### Exercise goal
In the data below, locate each line with the word "this" and list it.

### Information provided
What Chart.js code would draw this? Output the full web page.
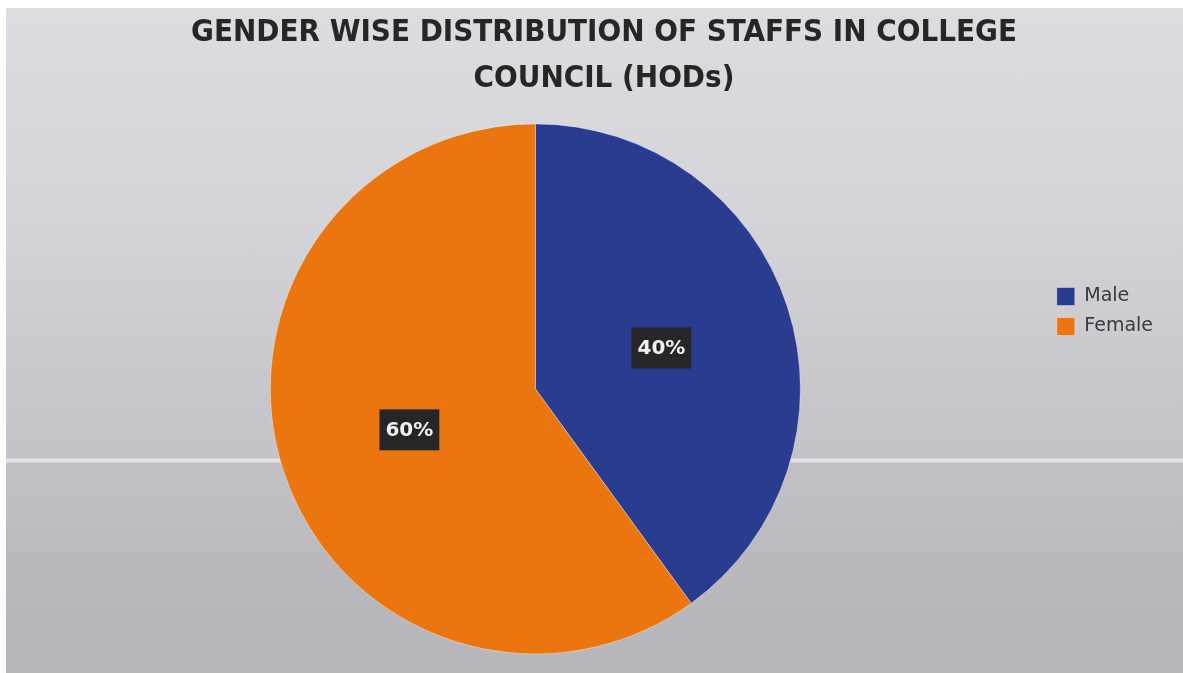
<!DOCTYPE html>
<html>
<head>
<meta charset="utf-8">
<script src="https://cdn.jsdelivr.net/npm/chart.js@4.4.1/dist/chart.umd.min.js"></script>
<style>
  html, body { margin: 0; padding: 0; background: #ffffff; }
  #bg {
    position: absolute; left: 6px; top: 8px; width: 1177px; height: 665px;
    background: linear-gradient(to bottom,
      #dcdce1 0%, #d4d4d9 30%, #c8c8cd 55%, #c3c3c8 67.6%,
      #e2e2e6 67.9%, #e2e2e6 68.2%, #c0c0c5 68.5%, #b9b9bd 85%, #b6b7bb 100%);
  }
  #wrap { position: absolute; left: 0; top: 0; width: 1183px; height: 673px; }
</style>
</head>
<body>
<div id="bg"></div>
<div id="wrap"><canvas id="c" width="1183" height="673"></canvas></div>
<script>
const titleLines = ["GENDER WISE DISTRIBUTION OF STAFFS IN COLLEGE", "COUNCIL (HODs)"];
const categories = ["Male", "Female"];
const values = [40, 60];
const colors = ["#2a3c8f", "#eb760f"];

// spacer box on the far right so the legend sits where it does in the reference
const rightSpacer = {
  id: 'rightSpacer',
  beforeInit(chart) {
    const box = {
      position: 'right', weight: 5000, fullSize: false, options: {},
      width: 0, height: 0, left: 0, top: 0, right: 0, bottom: 0,
      isHorizontal() { return false; },
      update(maxWidth, maxHeight) { this.width = 20; this.height = maxHeight; },
      draw() {}
    };
    Chart.layouts.addBox(chart, box);
  }
};

const percentLabels = {
  id: 'percentLabels',
  afterDatasetsDraw(chart) {
    const ctx = chart.ctx;
    const meta = chart.getDatasetMeta(0);
    const data = chart.data.datasets[0].data;
    const total = data.reduce((a, b) => a + b, 0);
    ctx.save();
    ctx.font = "bold 20px 'DejaVu Sans'";
    ctx.textAlign = 'center';
    ctx.textBaseline = 'middle';
    meta.data.forEach((arc, i) => {
      const p = arc.tooltipPosition();
      const txt = Math.round(data[i] / total * 100) + '%';
      const w = ctx.measureText(txt).width + 12;
      const h = 41;
      ctx.fillStyle = '#262628';
      ctx.fillRect(p.x - w / 2, p.y - h / 2, w, h);
      ctx.fillStyle = '#f2f2f2';
      ctx.fillText(txt, p.x, p.y + 1);
    });
    ctx.restore();
  }
};

new Chart(document.getElementById('c'), {
  type: 'pie',
  data: {
    labels: categories,
    datasets: [{
      data: values,
      backgroundColor: colors,
      borderColor: 'rgba(255,255,255,0.35)',
      borderWidth: 1,
      radius: 265
    }]
  },
  options: {
    responsive: false,
    animation: false,
    layout: { padding: { left: 25, right: 0, top: 0, bottom: 7 } },
    plugins: {
      tooltip: { enabled: false },
      title: {
        display: true,
        text: titleLines,
        color: '#262626',
        font: { family: "'Liberation Sans Narrow', 'DejaVu Sans Condensed', sans-serif", size: 31, weight: 'bold', lineHeight: 1.48 },
        padding: { top: 10, bottom: 10 }
      },
      legend: {
        position: 'right',
        align: 'start',
        title: { display: true, text: '', font: { size: 10, lineHeight: 1 }, padding: { top: 266, bottom: 0 } },
        labels: {
          boxWidth: 18, boxHeight: 18, padding: 11,
          color: '#3a3a3a',
          font: { family: "'DejaVu Sans'", size: 19 }
        }
      }
    }
  },
  plugins: [rightSpacer, percentLabels]
});
</script>
</body>
</html>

### In response
What Chart.js code would draw this? Output the full web page.
      update(maxWidth, maxHeight) { this.width = 20; this.height = maxHeight; },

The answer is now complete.